Dua Teokrasi, Dua Arah

Vatikan, pusat Gereja Katolik Roma, adalah negara terkecil di dunia namun memiliki pengaruh moral dan spiritual yang besar. Di bawah kepemimpinan Paus, Vatikan mempromosikan nilai-nilai cinta kasih, perdamaian, dan dialog lintas agama. Dalam banyak pernyataan resmi, Paus Fransiskus secara konsisten mengangkat isu kemanusiaan, krisis iklim, serta keadilan sosial tanpa narasi permusuhan.

Sebaliknya, Republik Islam Iran didirikan setelah Revolusi 1979 sebagai negara yang menerapkan syariat Islam secara ketat, dipimpin oleh Pemimpin Tertinggi (Wilayat al-Faqih). Dalam politik luar negeri, Iran dikenal dengan sikap konfrontatif, terutama terhadap Barat dan Israel. Retorika yang dipakai pemimpinnya kerap diwarnai oleh seruan jihad, anti-Zionisme, dan semangat revolusioner yang kadang menyerempet pada propaganda kekerasan.

Akar Historis dan Teologis

Perbedaan tajam ini tidak lahir begitu saja. Gereja Katolik telah melewati masa reformasi besar sejak Konsili Vatikan II (1962–1965), yang membuka dialog dengan agama lain dan meninggalkan jejak Kekristenan yang sempat kelam di era Perang Salib dan Inkuisisi. Sebaliknya, Republik Islam Iran masih sangat dipengaruhi oleh memori kolonialisme, dominasi Barat, dan trauma revolusi, yang menciptakan budaya politik yang curiga, agresif, dan defensif.

Retorika dan Media: Antara Doa dan Ancaman

Lihatlah saluran resmi Vatikan—Vatican News, L’Osservatore Romano—yang penuh dengan pesan perdamaian dan refleksi spiritual. Bandingkan dengan kanal-kanal seperti Press TV atau pidato para pejabat Iran yang kerap berisi narasi perlawanan terhadap “musuh Islam” dan ancaman balasan atas sanksi atau serangan.
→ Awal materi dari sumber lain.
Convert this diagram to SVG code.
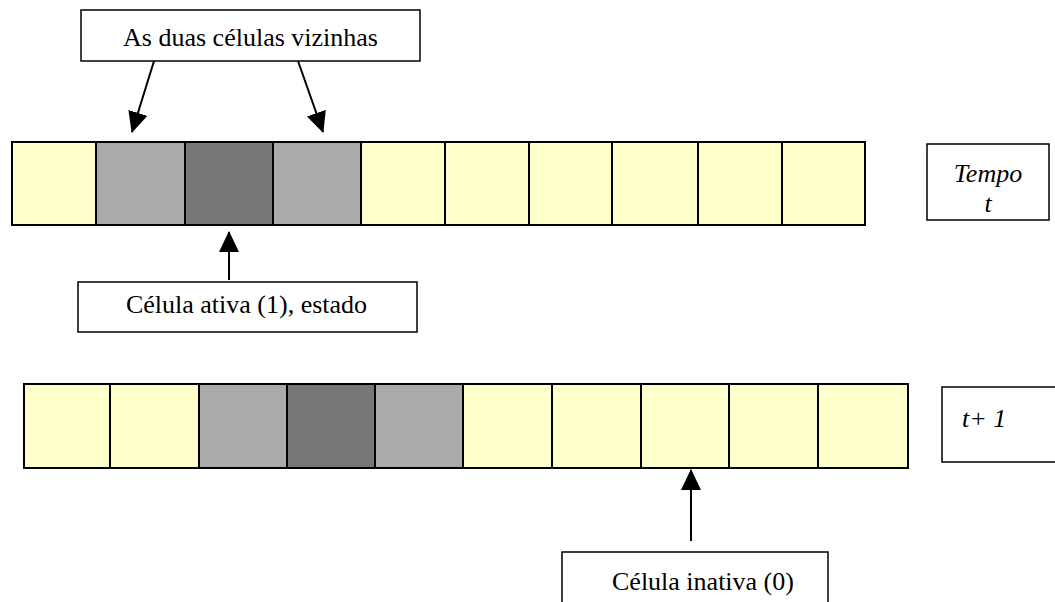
<svg xmlns="http://www.w3.org/2000/svg" width="1055" height="602" viewBox="0 0 1055 602">
<style>
.y{fill:#FFFFCC;stroke:#000;stroke-width:2}
.g{fill:#AAAAAA;stroke:#000;stroke-width:2}
.d{fill:#777777;stroke:#000;stroke-width:2}
.box{fill:#fff;stroke:#000;stroke-width:1.5}
.t{font-family:"Liberation Serif","Times New Roman",serif;font-size:26px;fill:#000}
.i{font-style:italic}
.c{stroke:#000;stroke-width:2;fill:none}
</style>
<defs>
<marker id="ah" markerUnits="userSpaceOnUse" markerWidth="22" markerHeight="22" viewBox="0 0 22 22" refX="20" refY="11" orient="auto">
<path d="M0,1 L21,11 L0,21 Z" fill="#000"/>
</marker>
</defs>
<rect width="1055" height="602" fill="#fff"/>
<g id="row-t">
<rect class="y" x="12" y="142" width="84" height="83"/>
<rect class="g" x="96" y="142" width="89" height="83"/>
<rect class="d" x="185" y="142" width="88" height="83"/>
<rect class="g" x="273" y="142" width="88" height="83"/>
<rect class="y" x="361" y="142" width="84" height="83"/>
<rect class="y" x="445" y="142" width="84" height="83"/>
<rect class="y" x="529" y="142" width="83" height="83"/>
<rect class="y" x="612" y="142" width="86" height="83"/>
<rect class="y" x="698" y="142" width="84" height="83"/>
<rect class="y" x="782" y="142" width="83" height="83"/>
</g>
<g id="row-t1">
<rect class="y" x="24" y="384" width="86" height="84"/>
<rect class="y" x="110" y="384" width="89" height="84"/>
<rect class="g" x="199" y="384" width="88" height="84"/>
<rect class="d" x="287" y="384" width="88" height="84"/>
<rect class="g" x="375" y="384" width="88" height="84"/>
<rect class="y" x="463" y="384" width="89" height="84"/>
<rect class="y" x="552" y="384" width="89" height="84"/>
<rect class="y" x="641" y="384" width="88" height="84"/>
<rect class="y" x="729" y="384" width="89" height="84"/>
<rect class="y" x="818" y="384" width="90" height="84"/>
</g>
<g id="label-vizinhas">
<rect class="box" x="81" y="10" width="339" height="51"/>
<text class="t" x="250.5" y="46" text-anchor="middle">As duas células vizinhas</text>
</g>
<g id="label-ativa">
<rect class="box" x="78" y="282" width="339" height="50"/>
<text class="t" x="246.5" y="313" text-anchor="middle">Célula ativa (1), estado</text>
</g>
<g id="label-inativa">
<rect class="box" x="562" y="552" width="266" height="60"/>
<text class="t" x="612" y="590">Célula inativa (0)</text>
</g>
<g id="label-tempo">
<rect class="box" x="927" y="144" width="122" height="76"/>
<text class="t i" x="988" y="182" text-anchor="middle">Tempo</text>
<text class="t i" x="988" y="212" text-anchor="middle">t</text>
</g>
<g id="label-t1">
<rect class="box" x="942" y="387" width="125" height="75"/>
<text class="t i" x="962" y="427">t+ 1</text>
</g>
<g id="connectors">
<line class="c" x1="154" y1="61" x2="132" y2="132" marker-end="url(#ah)"/>
<line class="c" x1="298" y1="61" x2="323" y2="132" marker-end="url(#ah)"/>
<line class="c" x1="229" y1="280" x2="229" y2="232" marker-end="url(#ah)"/>
<line class="c" x1="691" y1="541" x2="691" y2="470" marker-end="url(#ah)"/>
</g>
</svg>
Ini bukan hanya perbedaan gaya komunikasi, tapi mencerminkan karakter ideologis yang mendasarinya. Sementara Vatikan ingin memengaruhi moral dunia, Iran ingin menantang tatanan global yang dianggap tidak adil.

Militerisasi vs Moralitas

Vatikan tak memiliki tentara kecuali Garda Swiss yang bersifat simbolis, sementara Iran memiliki kekuatan militer yang aktif dan jaringan pengaruh yang tersebar hingga luar negeri. Mereka memiliki IRGC (Korps Garda Revolusi Islam Iran), milisi Syiah di berbagai negara, dan program nuklir yang kontroversial. Pendekatan Vatikan terhadap kekuasaan lebih bersifat simbolik dan moral, sedangkan Iran menggabungkan agama dan militer untuk mempertahankan ideologi negara.

Penutup: Apakah Semua Karena Agama?

Menuding agama sebagai akar kekerasan atau perdamaian tentu terlalu sederhana. Sebab keduanya, baik Kristen maupun Islam, memiliki sejarah panjang yang penuh paradoks. Namun yang membedakan adalah bagaimana pemimpin dan negara tersebut menafsirkan dan menjalankan ajaran agamanya dalam konteks kekuasaan.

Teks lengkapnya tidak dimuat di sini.